→ WHAT YOU HAVE TO DO
Nothing after the line with "const semComb11 = [2.5, 2.3, 3.7, 2.0];" belongs in the copy; extract the lines below from the top through that line, pictures left out.

• • • • •

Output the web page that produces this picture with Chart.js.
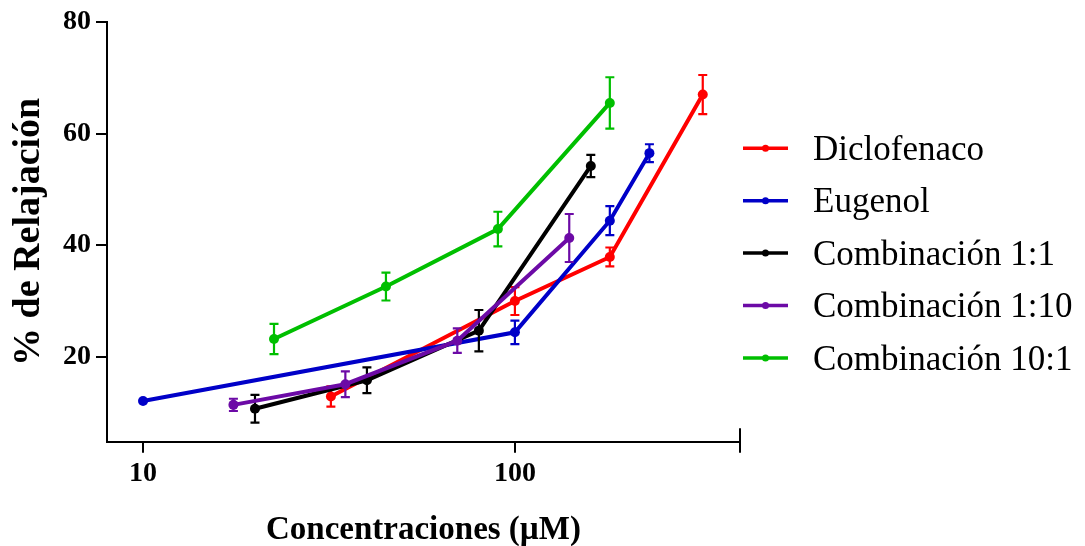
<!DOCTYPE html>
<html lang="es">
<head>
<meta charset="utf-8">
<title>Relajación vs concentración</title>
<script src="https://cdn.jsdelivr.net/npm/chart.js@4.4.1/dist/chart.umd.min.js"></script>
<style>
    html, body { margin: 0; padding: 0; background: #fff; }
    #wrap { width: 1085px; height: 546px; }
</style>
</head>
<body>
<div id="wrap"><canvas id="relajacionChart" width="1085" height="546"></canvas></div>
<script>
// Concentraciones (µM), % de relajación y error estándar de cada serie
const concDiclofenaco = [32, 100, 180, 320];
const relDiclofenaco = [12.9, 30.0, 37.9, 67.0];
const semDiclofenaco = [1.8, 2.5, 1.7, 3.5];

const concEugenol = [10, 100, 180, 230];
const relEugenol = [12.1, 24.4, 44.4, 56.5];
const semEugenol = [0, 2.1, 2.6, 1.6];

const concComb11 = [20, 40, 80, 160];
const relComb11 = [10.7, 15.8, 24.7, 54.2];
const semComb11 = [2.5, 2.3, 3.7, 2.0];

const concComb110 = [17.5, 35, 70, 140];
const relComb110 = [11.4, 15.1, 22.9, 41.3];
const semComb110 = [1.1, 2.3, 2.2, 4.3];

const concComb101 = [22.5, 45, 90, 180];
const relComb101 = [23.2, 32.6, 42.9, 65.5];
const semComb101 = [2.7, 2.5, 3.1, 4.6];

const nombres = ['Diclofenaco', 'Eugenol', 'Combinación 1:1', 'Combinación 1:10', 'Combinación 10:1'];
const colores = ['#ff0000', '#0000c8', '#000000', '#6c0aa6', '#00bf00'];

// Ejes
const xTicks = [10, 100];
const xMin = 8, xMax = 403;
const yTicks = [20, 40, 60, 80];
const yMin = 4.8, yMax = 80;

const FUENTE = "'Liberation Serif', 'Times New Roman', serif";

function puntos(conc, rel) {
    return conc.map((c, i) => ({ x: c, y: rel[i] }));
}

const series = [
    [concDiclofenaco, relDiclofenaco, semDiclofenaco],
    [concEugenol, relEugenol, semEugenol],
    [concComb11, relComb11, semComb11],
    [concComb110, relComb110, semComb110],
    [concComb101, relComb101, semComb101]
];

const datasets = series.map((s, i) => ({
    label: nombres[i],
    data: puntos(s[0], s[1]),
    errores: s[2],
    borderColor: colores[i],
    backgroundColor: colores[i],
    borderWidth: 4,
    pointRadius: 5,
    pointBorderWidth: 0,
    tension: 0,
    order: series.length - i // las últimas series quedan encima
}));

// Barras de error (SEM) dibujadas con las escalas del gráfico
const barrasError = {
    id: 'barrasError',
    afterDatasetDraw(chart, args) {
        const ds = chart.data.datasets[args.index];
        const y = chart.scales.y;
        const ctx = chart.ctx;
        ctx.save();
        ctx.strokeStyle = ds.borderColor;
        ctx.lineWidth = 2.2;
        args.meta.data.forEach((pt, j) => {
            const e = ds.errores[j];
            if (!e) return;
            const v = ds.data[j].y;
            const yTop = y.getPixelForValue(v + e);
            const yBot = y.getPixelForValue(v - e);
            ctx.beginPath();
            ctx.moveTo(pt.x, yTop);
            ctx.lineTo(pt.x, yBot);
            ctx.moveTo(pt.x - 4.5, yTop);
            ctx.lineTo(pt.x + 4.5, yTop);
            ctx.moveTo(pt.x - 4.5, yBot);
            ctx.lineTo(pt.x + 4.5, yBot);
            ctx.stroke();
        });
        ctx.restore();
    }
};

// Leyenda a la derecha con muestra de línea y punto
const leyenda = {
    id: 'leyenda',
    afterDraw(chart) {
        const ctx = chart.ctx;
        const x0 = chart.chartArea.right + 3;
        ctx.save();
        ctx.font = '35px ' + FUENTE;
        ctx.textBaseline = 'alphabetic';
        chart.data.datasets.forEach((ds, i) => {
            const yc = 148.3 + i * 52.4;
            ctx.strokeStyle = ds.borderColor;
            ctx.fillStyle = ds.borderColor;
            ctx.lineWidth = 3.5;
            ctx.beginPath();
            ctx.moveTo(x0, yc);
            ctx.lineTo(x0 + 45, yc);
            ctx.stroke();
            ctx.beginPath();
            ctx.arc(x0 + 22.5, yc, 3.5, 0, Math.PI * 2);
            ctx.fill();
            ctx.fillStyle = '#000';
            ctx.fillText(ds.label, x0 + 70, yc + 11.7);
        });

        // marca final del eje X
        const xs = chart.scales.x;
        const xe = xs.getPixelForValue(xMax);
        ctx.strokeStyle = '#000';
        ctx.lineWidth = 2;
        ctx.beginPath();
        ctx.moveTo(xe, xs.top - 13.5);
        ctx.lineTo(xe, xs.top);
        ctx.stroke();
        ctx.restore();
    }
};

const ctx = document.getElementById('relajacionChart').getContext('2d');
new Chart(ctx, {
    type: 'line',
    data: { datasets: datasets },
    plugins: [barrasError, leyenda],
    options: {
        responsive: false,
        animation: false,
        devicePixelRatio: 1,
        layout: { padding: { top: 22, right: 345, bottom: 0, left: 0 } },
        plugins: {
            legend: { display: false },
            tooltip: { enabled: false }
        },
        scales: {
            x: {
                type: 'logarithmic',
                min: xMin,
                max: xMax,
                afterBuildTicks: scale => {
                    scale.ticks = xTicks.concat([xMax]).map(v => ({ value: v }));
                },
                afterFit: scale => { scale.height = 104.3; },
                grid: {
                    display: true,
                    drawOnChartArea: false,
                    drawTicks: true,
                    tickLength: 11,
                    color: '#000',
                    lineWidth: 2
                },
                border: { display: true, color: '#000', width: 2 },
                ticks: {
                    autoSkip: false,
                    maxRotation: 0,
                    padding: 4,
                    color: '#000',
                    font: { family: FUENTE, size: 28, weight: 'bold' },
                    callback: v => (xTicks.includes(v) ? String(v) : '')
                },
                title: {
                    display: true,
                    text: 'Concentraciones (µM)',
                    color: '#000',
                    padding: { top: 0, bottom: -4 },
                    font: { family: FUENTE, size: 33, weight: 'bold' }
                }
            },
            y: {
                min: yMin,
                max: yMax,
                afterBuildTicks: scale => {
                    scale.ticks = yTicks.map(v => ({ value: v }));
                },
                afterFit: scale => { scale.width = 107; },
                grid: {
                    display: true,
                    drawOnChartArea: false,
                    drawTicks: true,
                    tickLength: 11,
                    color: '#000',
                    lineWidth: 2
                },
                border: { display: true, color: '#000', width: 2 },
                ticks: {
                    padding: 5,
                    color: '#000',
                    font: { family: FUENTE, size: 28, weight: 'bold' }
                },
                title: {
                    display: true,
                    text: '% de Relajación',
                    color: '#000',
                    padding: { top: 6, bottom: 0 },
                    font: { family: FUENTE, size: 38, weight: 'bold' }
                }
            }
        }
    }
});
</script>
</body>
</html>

• • • • •

→ RESPONSE BELOW
Output the web page that produces this picture with Chart.js.
<!DOCTYPE html>
<html lang="es">
<head>
<meta charset="utf-8">
<title>Relajación vs concentración</title>
<script src="https://cdn.jsdelivr.net/npm/chart.js@4.4.1/dist/chart.umd.min.js"></script>
<style>
    html, body { margin: 0; padding: 0; background: #fff; }
    #wrap { width: 1085px; height: 546px; }
</style>
</head>
<body>
<div id="wrap"><canvas id="relajacionChart" width="1085" height="546"></canvas></div>
<script>
// Concentraciones (µM), % de relajación y error estándar de cada serie
const concDiclofenaco = [32, 100, 180, 320];
const relDiclofenaco = [12.9, 30.0, 37.9, 67.0];
const semDiclofenaco = [1.8, 2.5, 1.7, 3.5];

const concEugenol = [10, 100, 180, 230];
const relEugenol = [12.1, 24.4, 44.4, 56.5];
const semEugenol = [0, 2.1, 2.6, 1.6];

const concComb11 = [20, 40, 80, 160];
const relComb11 = [10.7, 15.8, 24.7, 54.2];
const semComb11 = [2.5, 2.3, 3.7, 2.0];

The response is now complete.